Check feeder placement
A hay feeder should make eating easy without forcing awkward posture. Water bowls should sit on a stable surface and stay clean between refills. If your rabbit flips bowls, try a heavier one before changing the whole feeding system.
Check cleaning effort
The best rabbit cage setup is one you can maintain consistently. If a layout looks attractive but requires daily disassembly, it may not last in real life. Simpler systems usually win.
Check food labels carefully
Pellets, treats, and supplements can look similar on a shelf. Read ingredient panels and feeding directions instead of relying on front-of-bag claims. If you want a general refresher on pet-food marketing language, our article on label literacy: 6 pet-food claims vets want you to understand is a useful companion read.
Common mistakes
A checklist is most useful when it helps you avoid buying the wrong things, not just the right ones. These are the mistakes that come up again and again with new rabbit owners.
Choosing a cage that is easy to ship but too small to live in
Compact starter cages are widely available, but convenience and suitability are not the same thing. If the enclosure does not allow basic movement and a functional litter-feeding zone, it is not a strong starting point.
Underestimating hay needs
Owners often buy a small decorative feeder and a small bag of hay, then realize both run out quickly. Build your setup around hay access first.
Using lightweight bowls and accessories
Rabbits can push, toss, and drag items more easily than many people expect. Heavier bowls and stable furnishings reduce mess and frustration.
Buying too many treats and too little enrichment
Chew toys, tunnels, hideouts, and foraging activities tend to improve daily life more than novelty snacks do. A bored rabbit may chew household items, dig at flooring, or become harder to litter train.
Ignoring the free-roam area
Even if your enclosure is well set up, the room outside it needs rabbit-proofing if your pet will exercise there. Cover cords, block unsafe gaps, and remove tempting chew hazards.
Assuming all small animal products are interchangeable
Some products marketed broadly for small pets are not ideal for rabbits. Shop by species needs first.
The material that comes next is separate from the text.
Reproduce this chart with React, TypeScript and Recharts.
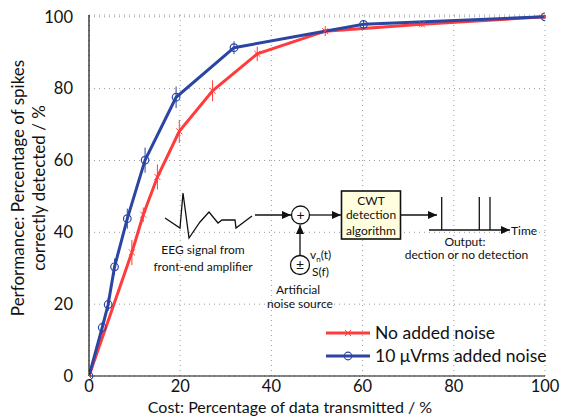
import { CSSProperties } from "react";
import { LineChart, Line, XAxis, YAxis, CartesianGrid, ErrorBar } from "recharts";

// values
const noiseX = [0, 2.9, 4.2, 5.6, 8.4, 12.3, 19.1, 31.8, 60.2, 100];
const noiseY = [0, 13.5, 19.9, 30.4, 43.8, 60.1, 77.6, 91.4, 97.9, 100];
const noiseErr = [0, 1.6, 1.8, 2.3, 2.8, 3.5, 3, 1.8, 1.2, 0.5];

const cleanX = [0, 9.4, 11.9, 15, 19.8, 27.1, 36.9, 51.8, 73, 100];
const cleanY = [0, 34.4, 44.9, 55.4, 68.1, 79.4, 89.7, 96, 97.9, 100];
const cleanErr = [0, 3.5, 2, 3.5, 3.2, 2.9, 2, 1.4, 0.8, 0.5];

const ticks = [0, 20, 40, 60, 80, 100];

const RED = "#ff3b3b";
const BLUE = "#2b45a3";
const FONT = "Lato, 'Open Sans', sans-serif";

const noiseData = noiseX.map((x, i) => ({ x, y: noiseY[i], err: noiseErr[i] }));
const cleanData = cleanX.map((x, i) => ({ x, y: cleanY[i], err: cleanErr[i] }));

const CrossDot = (props: any) => {
  const { cx, cy } = props;
  if (cx == null || cy == null) return null;
  const s = 3;
  return (
    <g stroke={RED} strokeWidth={1}>
      <line x1={cx - s} y1={cy - s} x2={cx + s} y2={cy + s} />
      <line x1={cx - s} y1={cy + s} x2={cx + s} y2={cy - s} />
    </g>
  );
};

const CircleDot = (props: any) => {
  const { cx, cy } = props;
  if (cx == null || cy == null) return null;
  return <circle cx={cx} cy={cy} r={3.8} fill="none" stroke={BLUE} strokeWidth={1.2} />;
};

const LegendBox = () => {
  const row: CSSProperties = { display: "flex", alignItems: "center", height: 23 };
  const txt: CSSProperties = { fontFamily: FONT, fontSize: 17.5, color: "#111", marginLeft: 4, whiteSpace: "nowrap" };
  return (
    <div style={{ position: "absolute", left: 325, top: 321 }}>
      <div style={row}>
        <svg width={46} height={12}>
          <line x1={1} y1={6} x2={45} y2={6} stroke={RED} strokeWidth={3} />
          <CrossDot cx={23} cy={6} />
        </svg>
        <span style={txt}>No added noise</span>
      </div>
      <div style={row}>
        <svg width={46} height={12}>
          <line x1={1} y1={6} x2={45} y2={6} stroke={BLUE} strokeWidth={3} />
          <CircleDot cx={23} cy={6} />
        </svg>
        <span style={txt}>10 μVrms added noise</span>
      </div>
    </div>
  );
};

// block diagram drawn inside the plot, plus the axis titles
const Inset = () => {
  const t = { fontFamily: FONT, fontSize: 12, fill: "#111" };
  return (
    <svg width={570} height={416} style={{ position: "absolute", left: 0, top: 0, pointerEvents: "none" }}>
      <defs>
        <marker id="ah" markerWidth={9} markerHeight={8} refX={9} refY={4} orient="auto" markerUnits="userSpaceOnUse">
          <path d="M0,0 L9,4 L0,8 z" fill="#111" />
        </marker>
      </defs>
      <g stroke="#111" strokeWidth={1.3} fill="none">
        <polyline points="165,218 180,228 183,193 189,238 200,222 209,212 218,223 222,220 235,220 236,228 252,216" />
        <line x1={255} y1={215} x2={291} y2={215} markerEnd="url(#ah)" />
        <circle cx={300.5} cy={215} r={9} fill="#fff" />
        <line x1={310} y1={215} x2={341} y2={215} markerEnd="url(#ah)" />
        <rect x={341.5} y={191} width={59} height={48} fill="#ffffe0" strokeWidth={1.6} />
        <line x1={401} y1={215} x2={437} y2={215} markerEnd="url(#ah)" />
        <line x1={429} y1={230} x2={510} y2={230} markerEnd="url(#ah)" />
        <line x1={441.7} y1={197} x2={441.7} y2={230} />
        <line x1={479.3} y1={197} x2={479.3} y2={230} />
        <line x1={490} y1={197} x2={490} y2={230} />
        <circle cx={300} cy={265} r={9.5} fill="#fff" />
        <line x1={300} y1={255.5} x2={300} y2={225} markerEnd="url(#ah)" />
      </g>
      <text {...t} x={300.5} y={219.5} textAnchor="middle" fontSize={14}>+</text>
      <text {...t} x={300} y={270} textAnchor="middle" fontSize={14}>±</text>
      <text {...t} x={371} y={204.5} textAnchor="middle">CWT</text>
      <text {...t} x={371} y={219} textAnchor="middle">detection</text>
      <text {...t} x={371} y={234.5} textAnchor="middle">algorithm</text>
      <text {...t} x={511} y={235}>Time</text>
      <text {...t} x={465} y={245.5} textAnchor="middle">Output:</text>
      <text {...t} x={466.5} y={259} textAnchor="middle">dection or no detection</text>
      <text {...t} x={203} y={254} textAnchor="middle">EEG signal from</text>
      <text {...t} x={203} y={271} textAnchor="middle">front-end amplifier</text>
      <text {...t} x={298} y={294} textAnchor="middle">Artificial</text>
      <text {...t} x={300} y={307.5} textAnchor="middle">noise source</text>
      <text {...t} x={310} y={259}>
        v<tspan fontSize={8} dy={3}>n</tspan>
        <tspan dy={-3}>(t)</tspan>
      </text>
      <text {...t} x={312} y={276}>S(f)</text>
      <g fontFamily={FONT} fontSize={17} fill="#111">
        <text x={24} y={188} textAnchor="middle" transform="rotate(-90 24 188)">
          Performance: Percentage of spikes
        </text>
        <text x={45} y={188} textAnchor="middle" transform="rotate(-90 45 188)">
          correctly detected / %
        </text>
      </g>
      <text x={290} y={412.5} textAnchor="middle" fontFamily={FONT} fontSize={16} fill="#111">
        Cost: Percentage of data transmitted / %
      </text>
    </svg>
  );
};

export default function App() {
  const tickStyle = { fontFamily: FONT, fontSize: 16.5, fill: "#111" };
  return (
    <div style={{ position: "absolute", left: 0, top: 0, width: 570, height: 416, background: "#fff" }}>
      <LineChart width={570} height={416} margin={{ top: 15, right: 25, bottom: 0, left: 0 }}>
        <CartesianGrid stroke="#9a9a9a" strokeDasharray="1 4" vertical horizontal />
        <XAxis
          type="number"
          dataKey="x"
          domain={[0, 100]}
          ticks={ticks}
          height={40}
          tickLine={false}
          axisLine={{ stroke: "#111", strokeWidth: 1.2 }}
          tick={tickStyle}
          tickMargin={-2}
          allowDataOverflow
        />
        <YAxis
          type="number"
          dataKey="y"
          domain={[0, 100]}
          ticks={ticks}
          width={89}
          tickLine={false}
          axisLine={{ stroke: "#111", strokeWidth: 1.2 }}
          tick={tickStyle}
          tickMargin={10}
        />
        <Line
          data={cleanData}
          dataKey="y"
          stroke={RED}
          strokeWidth={3}
          dot={<CrossDot />}
          activeDot={false}
          isAnimationActive={false}
        >
          <ErrorBar dataKey="err" direction="y" width={0} stroke={RED} strokeWidth={1} isAnimationActive={false} />
        </Line>
        <Line
          data={noiseData}
          dataKey="y"
          stroke={BLUE}
          strokeWidth={3}
          dot={<CircleDot />}
          activeDot={false}
          isAnimationActive={false}
        >
          <ErrorBar dataKey="err" direction="y" width={0} stroke={BLUE} strokeWidth={1} isAnimationActive={false} />
        </Line>
      </LineChart>
      <Inset />
      <LegendBox />
    </div>
  );
}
Rabbits have their own space, feeding, and enrichment requirements.
Overcomplicating the first setup
A calm, clean, functional environment usually works better than a crowded one. Start with the essentials, observe your rabbit’s habits, then refine the setup.
When to revisit
This checklist is meant to be reused. Revisit your rabbit setup any time one of these changes happens:
- Before adoption day: Confirm you have every true essential in place, including carrier and cleaning supplies.
- After the first two weeks: Notice where mess gathers, which toys are ignored, and whether the litter area is large enough.
- At seasonal changes: Check room temperature, airflow, washable mat condition, and hay storage.
- When your rabbit grows or ages: Reassess bowl height, litter box entry, traction, and ease of movement.
- When behavior changes: More chewing, hiding, digging, or litter misses often mean the environment needs adjustment.
- When adding a bonded companion: Increase space, duplicate key resources, and reassess hideouts and litter areas.
- When product availability changes: If your usual bedding, litter, pellets, or hay source changes, compare materials and fit before switching fully.
For a simple action plan, do this review in order:
- Stand in front of the habitat and remove anything your rabbit never uses.
- Confirm constant access to hay and clean water.
- Check that the litter area is big enough and easy to clean.
- Replace worn mats, damaged chews, and unstable bowls.
- Add one new enrichment item only if there is a clear reason.
- Keep a short restock list for hay, litter, pellets, and cleaning basics.
The best rabbit essentials setup is not the one with the most accessories. It is the one that supports healthy routines day after day. If you use this checklist that way—as a working list, not a one-time shopping spree—you will make better choices and end up with a rabbit cage setup that is easier for both you and your pet to live with.